Most AI companies can't formulate their hypothesis this clearly. They operate in the fog of "AI is the future" and "financial institutions need to modernize." Those aren't hypotheses. Those are vibes.

And vibes don't survive contact with a procurement department.

Skin in the Game

Savoia insists on "skin in the game" — meaning the people in your test need to invest something real. Time, money, reputation. Not just a survey response. Not just "yeah, I'd use that."

This is where the gap between Europe and Silicon Valley gets interesting. In the Valley, the culture of rapid prototyping and user testing is embedded. It's imperfect, sometimes theatrical, but it's there. In European financial services, the default mode is still top-down. A committee decides what gets built. Users are consulted after the fact, if at all.

I've seen banks spend two years and seven figures building an internal AI tool that their own employees route around because it's slower than the spreadsheet it was supposed to replace. Two years. Nobody asked the people who would use it whether the spreadsheet was actually a problem.

That's not a technology failure. That's an organizational failure to validate.

What I See From Where I Sit

Working at the intersection of Silicon Valley AI and European banking gives you a specific vantage point. You see the American bias toward building fast and iterating. You see the European bias toward planning thoroughly and building once. Both fail, but they fail differently.

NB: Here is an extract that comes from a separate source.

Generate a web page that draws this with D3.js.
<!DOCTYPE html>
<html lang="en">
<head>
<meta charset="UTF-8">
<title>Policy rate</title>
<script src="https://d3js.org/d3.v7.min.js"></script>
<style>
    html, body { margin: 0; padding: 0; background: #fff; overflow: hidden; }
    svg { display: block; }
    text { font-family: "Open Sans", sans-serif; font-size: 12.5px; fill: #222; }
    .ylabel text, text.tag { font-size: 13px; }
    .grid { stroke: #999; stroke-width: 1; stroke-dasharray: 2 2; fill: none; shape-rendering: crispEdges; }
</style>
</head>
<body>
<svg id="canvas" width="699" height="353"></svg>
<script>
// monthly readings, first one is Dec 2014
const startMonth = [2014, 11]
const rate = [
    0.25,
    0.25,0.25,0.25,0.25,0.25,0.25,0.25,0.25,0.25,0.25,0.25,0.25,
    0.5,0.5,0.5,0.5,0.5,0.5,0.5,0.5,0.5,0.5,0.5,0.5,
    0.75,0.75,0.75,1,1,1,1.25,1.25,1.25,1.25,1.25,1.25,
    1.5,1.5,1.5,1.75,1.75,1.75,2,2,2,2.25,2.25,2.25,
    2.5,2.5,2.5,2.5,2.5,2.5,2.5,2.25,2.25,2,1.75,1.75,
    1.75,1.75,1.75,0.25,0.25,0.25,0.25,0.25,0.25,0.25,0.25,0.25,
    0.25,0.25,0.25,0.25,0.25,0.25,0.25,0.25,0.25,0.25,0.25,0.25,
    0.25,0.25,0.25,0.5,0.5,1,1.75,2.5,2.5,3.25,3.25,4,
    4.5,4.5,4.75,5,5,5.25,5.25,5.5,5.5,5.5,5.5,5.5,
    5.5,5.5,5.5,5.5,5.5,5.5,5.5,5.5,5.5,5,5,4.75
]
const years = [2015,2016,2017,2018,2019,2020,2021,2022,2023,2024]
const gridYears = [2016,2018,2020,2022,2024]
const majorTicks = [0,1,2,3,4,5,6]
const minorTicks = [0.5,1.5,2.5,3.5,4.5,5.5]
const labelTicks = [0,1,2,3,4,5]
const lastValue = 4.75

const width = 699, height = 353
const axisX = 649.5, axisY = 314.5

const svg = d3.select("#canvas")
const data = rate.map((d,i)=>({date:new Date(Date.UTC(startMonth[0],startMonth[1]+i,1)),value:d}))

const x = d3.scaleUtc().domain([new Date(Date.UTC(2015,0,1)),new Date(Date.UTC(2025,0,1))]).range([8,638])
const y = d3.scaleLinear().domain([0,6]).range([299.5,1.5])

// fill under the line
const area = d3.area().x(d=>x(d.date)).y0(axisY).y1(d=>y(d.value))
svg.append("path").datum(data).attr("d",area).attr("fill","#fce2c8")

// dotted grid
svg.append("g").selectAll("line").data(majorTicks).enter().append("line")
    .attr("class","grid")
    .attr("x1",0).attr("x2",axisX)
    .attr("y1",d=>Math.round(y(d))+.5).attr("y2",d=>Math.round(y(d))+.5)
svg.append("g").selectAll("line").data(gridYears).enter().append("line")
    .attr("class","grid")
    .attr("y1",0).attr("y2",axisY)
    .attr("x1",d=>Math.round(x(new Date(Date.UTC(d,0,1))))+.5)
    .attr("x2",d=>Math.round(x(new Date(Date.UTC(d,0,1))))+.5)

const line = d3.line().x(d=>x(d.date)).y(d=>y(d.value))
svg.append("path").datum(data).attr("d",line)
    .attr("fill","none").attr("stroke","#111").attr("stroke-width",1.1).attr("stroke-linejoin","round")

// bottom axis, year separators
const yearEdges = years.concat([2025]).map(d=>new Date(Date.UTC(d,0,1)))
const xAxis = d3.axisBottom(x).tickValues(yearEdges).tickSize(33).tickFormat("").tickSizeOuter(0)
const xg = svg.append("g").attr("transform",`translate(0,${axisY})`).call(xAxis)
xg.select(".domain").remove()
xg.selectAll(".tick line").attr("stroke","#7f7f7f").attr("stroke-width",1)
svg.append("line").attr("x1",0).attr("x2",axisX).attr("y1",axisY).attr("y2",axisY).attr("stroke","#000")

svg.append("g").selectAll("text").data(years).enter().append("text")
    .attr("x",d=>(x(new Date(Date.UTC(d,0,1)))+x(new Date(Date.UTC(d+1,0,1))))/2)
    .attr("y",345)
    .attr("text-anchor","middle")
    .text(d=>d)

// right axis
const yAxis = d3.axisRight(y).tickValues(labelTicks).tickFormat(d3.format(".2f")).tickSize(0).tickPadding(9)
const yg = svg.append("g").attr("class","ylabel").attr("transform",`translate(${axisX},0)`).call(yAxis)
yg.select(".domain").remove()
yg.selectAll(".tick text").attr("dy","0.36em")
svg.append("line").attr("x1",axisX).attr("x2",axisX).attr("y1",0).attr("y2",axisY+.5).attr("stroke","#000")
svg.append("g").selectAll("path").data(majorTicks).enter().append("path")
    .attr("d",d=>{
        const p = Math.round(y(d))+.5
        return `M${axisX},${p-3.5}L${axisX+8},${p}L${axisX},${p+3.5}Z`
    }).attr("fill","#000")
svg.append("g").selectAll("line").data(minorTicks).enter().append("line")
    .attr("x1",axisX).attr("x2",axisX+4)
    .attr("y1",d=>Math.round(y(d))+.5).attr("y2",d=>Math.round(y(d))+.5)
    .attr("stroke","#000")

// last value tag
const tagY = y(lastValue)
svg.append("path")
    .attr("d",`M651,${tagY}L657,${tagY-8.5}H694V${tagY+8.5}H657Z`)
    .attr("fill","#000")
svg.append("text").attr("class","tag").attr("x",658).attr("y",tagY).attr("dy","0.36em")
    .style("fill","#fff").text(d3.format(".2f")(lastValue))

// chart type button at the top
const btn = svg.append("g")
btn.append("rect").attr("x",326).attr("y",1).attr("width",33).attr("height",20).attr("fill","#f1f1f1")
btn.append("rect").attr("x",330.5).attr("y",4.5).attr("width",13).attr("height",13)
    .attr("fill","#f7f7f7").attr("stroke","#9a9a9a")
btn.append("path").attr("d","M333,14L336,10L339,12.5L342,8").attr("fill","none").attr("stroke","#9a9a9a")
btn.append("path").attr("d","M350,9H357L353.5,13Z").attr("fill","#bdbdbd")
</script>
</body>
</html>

American AI startups fail because they ship something nobody in regulated industries can actually deploy. European initiatives fail because they plan so long that by the time they ship, the market has moved.

The fix for both is the same, and it's Savoia's fix: test the market hypothesis before you invest in the solution. Not with a deck. Not with a survey. With something that forces real behavior from real users with real stakes.

At Streetbeat, this shapes how we think. Not because we read it in a book — though the book is good and you should read it — but because we've made these mistakes ourselves. We've built features that were technically elegant and practically ignored. We've assumed that what a Chief Innovation Officer asks for in a meeting is what their organization will actually adopt. It isn't. You have to test it.

The Uncomfortable Truth

Most AI products being built right now for financial services will fail. Not 50%. Not 60%. Most. Savoia's data from other industries suggests failure rates above 80% for new products, and I see no reason why AI in banking would be the exception.

The survivors won't be the ones with the best models. They'll be the ones who figured out, early and cheaply, what the market actually wants — and had the discipline to kill the things it doesn't.

The question is not "can we build an AI that does X?" In 2026, the answer is almost always yes. The question is "will anyone change their behavior because this exists?" And the only way to answer that is to stop building and start testing.

Not testing the technology. Testing the idea.

Alberto Savoia put it better than I can: make sure you are building The Right It before you build It Right.

Most teams in AI get this backwards. The ones who don't are the ones still standing in three years.